| Work to complete |
Leave out every picture. Copy exactly the lines from the one holding "Write the React, TypeScript" through the one holding "const series = [dsm150, rsa150, dsm300, rsa300];".
** BEGIN Record list **
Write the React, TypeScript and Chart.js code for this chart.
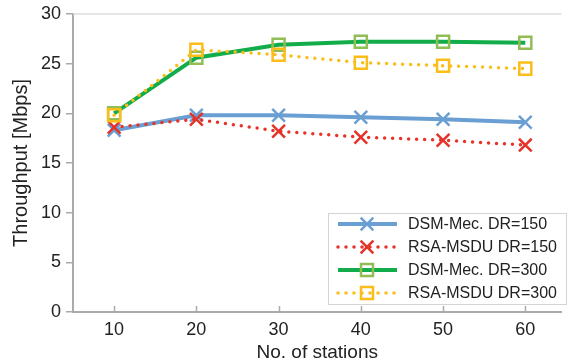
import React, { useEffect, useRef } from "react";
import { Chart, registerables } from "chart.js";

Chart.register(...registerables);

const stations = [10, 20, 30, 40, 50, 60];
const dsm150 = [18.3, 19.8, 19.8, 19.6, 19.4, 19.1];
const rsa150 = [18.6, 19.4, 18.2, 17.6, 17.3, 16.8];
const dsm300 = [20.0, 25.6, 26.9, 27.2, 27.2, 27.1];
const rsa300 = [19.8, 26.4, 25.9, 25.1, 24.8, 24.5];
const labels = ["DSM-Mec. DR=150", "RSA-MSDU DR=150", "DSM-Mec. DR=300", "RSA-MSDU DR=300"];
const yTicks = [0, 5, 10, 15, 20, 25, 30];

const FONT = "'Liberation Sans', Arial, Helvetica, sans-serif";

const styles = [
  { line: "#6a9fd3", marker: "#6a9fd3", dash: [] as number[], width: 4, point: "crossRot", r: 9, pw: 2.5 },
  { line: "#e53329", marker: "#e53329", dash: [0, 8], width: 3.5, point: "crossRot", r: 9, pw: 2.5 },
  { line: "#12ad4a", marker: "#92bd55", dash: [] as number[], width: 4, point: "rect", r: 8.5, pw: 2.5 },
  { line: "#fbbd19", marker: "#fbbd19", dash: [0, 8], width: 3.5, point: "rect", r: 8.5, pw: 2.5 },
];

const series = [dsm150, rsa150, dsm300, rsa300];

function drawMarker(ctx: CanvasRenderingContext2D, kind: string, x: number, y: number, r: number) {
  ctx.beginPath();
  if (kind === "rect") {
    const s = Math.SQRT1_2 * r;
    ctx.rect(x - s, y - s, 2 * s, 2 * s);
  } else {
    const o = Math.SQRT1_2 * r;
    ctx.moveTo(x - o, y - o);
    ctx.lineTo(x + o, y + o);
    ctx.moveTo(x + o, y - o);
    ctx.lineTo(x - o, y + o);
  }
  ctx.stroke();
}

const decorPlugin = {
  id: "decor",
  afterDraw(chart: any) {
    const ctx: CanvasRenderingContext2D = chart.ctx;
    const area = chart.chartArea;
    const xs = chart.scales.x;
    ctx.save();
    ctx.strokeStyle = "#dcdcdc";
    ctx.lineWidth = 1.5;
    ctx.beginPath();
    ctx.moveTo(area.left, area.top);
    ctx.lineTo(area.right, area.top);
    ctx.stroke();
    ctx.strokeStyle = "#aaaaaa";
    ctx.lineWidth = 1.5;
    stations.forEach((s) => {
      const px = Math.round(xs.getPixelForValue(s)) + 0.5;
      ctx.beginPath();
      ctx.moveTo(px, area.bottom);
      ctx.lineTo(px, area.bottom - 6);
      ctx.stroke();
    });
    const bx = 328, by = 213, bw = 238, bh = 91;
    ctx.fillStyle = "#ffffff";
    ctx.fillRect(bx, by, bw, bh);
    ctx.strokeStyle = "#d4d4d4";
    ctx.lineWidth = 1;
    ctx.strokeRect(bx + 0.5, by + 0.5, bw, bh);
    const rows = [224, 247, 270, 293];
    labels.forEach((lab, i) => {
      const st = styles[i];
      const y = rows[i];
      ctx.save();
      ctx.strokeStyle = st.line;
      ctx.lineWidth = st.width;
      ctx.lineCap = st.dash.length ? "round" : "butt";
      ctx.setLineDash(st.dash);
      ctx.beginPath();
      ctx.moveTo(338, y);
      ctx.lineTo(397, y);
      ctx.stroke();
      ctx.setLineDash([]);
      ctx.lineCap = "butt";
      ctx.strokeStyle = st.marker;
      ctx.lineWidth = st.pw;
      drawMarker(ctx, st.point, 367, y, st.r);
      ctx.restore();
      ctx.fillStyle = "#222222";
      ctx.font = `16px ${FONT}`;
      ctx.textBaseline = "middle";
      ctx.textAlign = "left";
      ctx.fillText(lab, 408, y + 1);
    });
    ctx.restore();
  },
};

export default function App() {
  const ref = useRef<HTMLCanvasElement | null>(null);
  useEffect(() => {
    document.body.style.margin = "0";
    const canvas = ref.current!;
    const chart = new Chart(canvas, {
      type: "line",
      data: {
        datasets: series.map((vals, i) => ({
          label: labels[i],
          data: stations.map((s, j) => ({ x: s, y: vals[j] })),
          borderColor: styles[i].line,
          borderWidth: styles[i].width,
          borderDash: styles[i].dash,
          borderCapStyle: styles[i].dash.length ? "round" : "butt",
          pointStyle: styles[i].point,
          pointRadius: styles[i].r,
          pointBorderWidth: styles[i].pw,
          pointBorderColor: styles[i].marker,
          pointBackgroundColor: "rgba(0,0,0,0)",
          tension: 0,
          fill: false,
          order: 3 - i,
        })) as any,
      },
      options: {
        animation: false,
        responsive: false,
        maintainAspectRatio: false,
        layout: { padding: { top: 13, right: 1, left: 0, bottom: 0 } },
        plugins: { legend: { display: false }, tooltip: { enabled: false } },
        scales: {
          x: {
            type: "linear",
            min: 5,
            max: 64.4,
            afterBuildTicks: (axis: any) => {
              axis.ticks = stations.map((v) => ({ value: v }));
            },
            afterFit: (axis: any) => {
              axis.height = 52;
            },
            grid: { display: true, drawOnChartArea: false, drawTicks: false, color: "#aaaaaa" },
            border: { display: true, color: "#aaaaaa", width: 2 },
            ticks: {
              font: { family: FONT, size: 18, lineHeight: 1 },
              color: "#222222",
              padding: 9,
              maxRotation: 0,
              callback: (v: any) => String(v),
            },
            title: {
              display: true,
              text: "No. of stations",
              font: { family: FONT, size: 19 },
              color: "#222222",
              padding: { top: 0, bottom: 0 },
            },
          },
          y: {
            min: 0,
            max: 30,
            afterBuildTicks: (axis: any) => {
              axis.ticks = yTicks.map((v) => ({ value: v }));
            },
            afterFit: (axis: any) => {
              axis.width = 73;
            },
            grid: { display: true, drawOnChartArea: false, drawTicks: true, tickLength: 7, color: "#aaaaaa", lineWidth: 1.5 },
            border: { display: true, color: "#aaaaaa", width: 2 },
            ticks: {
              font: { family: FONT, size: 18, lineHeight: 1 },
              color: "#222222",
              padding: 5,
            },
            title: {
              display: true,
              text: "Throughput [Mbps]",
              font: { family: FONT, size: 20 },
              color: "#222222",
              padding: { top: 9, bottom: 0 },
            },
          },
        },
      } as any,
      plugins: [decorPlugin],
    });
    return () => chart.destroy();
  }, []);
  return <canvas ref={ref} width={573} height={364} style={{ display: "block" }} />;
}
** END Record list **
** BEGIN Record list **
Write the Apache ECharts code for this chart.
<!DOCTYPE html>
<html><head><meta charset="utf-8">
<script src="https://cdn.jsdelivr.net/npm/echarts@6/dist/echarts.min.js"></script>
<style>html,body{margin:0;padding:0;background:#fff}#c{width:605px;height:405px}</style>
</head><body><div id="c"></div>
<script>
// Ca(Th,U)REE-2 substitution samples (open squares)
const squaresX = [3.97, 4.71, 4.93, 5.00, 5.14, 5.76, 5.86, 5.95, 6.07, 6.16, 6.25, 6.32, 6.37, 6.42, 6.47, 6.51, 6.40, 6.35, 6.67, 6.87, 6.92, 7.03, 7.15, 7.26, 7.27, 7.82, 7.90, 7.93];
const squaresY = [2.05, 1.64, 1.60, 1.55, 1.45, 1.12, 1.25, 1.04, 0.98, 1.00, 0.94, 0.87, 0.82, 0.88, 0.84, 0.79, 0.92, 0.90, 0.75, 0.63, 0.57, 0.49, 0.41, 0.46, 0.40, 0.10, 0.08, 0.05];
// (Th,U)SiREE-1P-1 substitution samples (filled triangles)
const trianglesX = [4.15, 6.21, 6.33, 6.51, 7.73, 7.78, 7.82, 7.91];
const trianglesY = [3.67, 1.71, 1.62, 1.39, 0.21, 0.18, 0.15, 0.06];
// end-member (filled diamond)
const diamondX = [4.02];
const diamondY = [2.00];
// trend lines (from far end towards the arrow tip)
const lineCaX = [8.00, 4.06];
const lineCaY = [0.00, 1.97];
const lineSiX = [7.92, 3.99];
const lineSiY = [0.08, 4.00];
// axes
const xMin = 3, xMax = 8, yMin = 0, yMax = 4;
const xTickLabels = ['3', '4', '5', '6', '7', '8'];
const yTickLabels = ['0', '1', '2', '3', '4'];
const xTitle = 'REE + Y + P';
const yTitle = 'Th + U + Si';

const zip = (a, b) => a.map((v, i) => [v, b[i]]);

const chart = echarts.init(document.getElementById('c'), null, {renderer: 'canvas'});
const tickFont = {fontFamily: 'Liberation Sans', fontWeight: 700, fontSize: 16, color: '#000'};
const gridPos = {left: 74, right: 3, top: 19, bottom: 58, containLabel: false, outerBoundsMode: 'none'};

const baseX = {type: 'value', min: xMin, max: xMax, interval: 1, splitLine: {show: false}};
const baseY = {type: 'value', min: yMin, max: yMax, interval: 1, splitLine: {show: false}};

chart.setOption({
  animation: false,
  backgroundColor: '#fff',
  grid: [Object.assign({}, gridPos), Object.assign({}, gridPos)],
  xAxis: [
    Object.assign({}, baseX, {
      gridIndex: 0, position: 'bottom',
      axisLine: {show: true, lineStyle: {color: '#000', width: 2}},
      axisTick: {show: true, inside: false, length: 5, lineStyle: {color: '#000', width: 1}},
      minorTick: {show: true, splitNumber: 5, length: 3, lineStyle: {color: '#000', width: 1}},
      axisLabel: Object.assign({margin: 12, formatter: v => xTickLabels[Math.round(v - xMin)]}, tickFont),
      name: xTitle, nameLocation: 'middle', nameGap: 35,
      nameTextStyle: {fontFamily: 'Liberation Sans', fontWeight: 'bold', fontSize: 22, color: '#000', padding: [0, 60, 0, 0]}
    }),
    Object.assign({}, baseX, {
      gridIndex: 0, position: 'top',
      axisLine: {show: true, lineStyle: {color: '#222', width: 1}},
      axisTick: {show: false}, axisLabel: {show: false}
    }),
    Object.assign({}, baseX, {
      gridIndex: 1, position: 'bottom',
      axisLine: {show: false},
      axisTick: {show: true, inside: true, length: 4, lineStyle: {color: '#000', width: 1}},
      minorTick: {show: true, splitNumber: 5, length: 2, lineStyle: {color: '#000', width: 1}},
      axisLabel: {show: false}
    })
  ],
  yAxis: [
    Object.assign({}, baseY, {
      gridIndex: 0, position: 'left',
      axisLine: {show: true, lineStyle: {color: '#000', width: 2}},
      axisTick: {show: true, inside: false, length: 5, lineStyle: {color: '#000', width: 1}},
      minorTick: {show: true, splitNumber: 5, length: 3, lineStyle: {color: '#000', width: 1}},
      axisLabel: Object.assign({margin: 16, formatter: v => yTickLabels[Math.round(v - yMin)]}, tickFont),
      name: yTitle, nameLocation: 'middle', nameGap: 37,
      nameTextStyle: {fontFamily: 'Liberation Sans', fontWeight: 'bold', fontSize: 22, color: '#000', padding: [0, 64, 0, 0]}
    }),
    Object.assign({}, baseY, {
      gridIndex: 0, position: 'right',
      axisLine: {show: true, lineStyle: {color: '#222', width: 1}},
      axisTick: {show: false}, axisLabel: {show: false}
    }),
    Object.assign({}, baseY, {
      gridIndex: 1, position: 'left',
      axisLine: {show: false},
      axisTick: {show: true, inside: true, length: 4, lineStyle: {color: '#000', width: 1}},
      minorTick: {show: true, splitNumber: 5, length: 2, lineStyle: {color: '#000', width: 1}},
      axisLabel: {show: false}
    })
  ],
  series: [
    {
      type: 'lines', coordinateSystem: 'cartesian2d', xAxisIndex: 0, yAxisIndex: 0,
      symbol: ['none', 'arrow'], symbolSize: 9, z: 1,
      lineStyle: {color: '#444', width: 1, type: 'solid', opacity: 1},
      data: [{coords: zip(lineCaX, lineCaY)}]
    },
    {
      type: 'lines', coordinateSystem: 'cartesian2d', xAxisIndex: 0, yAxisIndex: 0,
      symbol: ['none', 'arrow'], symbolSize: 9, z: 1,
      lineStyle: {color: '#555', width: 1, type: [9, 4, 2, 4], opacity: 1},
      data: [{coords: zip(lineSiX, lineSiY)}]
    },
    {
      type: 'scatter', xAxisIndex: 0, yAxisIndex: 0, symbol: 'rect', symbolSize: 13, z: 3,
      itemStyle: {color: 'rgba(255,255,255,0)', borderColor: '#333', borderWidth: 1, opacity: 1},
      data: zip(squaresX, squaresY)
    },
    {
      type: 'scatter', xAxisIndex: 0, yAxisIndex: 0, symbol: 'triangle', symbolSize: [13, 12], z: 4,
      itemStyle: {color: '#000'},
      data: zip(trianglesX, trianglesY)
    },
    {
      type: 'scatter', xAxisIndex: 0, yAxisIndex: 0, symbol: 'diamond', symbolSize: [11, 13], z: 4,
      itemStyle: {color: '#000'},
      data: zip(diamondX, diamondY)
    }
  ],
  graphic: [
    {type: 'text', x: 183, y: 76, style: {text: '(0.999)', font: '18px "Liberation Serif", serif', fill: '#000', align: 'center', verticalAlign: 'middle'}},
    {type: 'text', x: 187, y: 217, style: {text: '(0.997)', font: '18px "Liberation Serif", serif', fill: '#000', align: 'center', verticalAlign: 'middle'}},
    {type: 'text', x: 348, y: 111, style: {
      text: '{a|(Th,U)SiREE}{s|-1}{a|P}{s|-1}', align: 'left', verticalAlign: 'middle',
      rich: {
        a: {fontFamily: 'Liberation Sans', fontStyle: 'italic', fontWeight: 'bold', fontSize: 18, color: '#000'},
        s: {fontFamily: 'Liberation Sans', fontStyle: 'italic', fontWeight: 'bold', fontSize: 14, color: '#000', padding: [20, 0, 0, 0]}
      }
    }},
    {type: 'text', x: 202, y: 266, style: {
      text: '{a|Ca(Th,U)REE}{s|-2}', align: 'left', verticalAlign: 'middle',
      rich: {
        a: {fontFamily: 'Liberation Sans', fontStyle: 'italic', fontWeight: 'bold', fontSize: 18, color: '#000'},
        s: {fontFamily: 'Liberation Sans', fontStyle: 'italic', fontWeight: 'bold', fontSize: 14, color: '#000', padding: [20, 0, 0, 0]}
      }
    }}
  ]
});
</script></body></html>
** END Record list **
| The completed task |
Write the React, TypeScript and Chart.js code for this chart.
import React, { useEffect, useRef } from "react";
import { Chart, registerables } from "chart.js";

Chart.register(...registerables);

const stations = [10, 20, 30, 40, 50, 60];
const dsm150 = [18.3, 19.8, 19.8, 19.6, 19.4, 19.1];
const rsa150 = [18.6, 19.4, 18.2, 17.6, 17.3, 16.8];
const dsm300 = [20.0, 25.6, 26.9, 27.2, 27.2, 27.1];
const rsa300 = [19.8, 26.4, 25.9, 25.1, 24.8, 24.5];
const labels = ["DSM-Mec. DR=150", "RSA-MSDU DR=150", "DSM-Mec. DR=300", "RSA-MSDU DR=300"];
const yTicks = [0, 5, 10, 15, 20, 25, 30];

const FONT = "'Liberation Sans', Arial, Helvetica, sans-serif";

const styles = [
  { line: "#6a9fd3", marker: "#6a9fd3", dash: [] as number[], width: 4, point: "crossRot", r: 9, pw: 2.5 },
  { line: "#e53329", marker: "#e53329", dash: [0, 8], width: 3.5, point: "crossRot", r: 9, pw: 2.5 },
  { line: "#12ad4a", marker: "#92bd55", dash: [] as number[], width: 4, point: "rect", r: 8.5, pw: 2.5 },
  { line: "#fbbd19", marker: "#fbbd19", dash: [0, 8], width: 3.5, point: "rect", r: 8.5, pw: 2.5 },
];

const series = [dsm150, rsa150, dsm300, rsa300];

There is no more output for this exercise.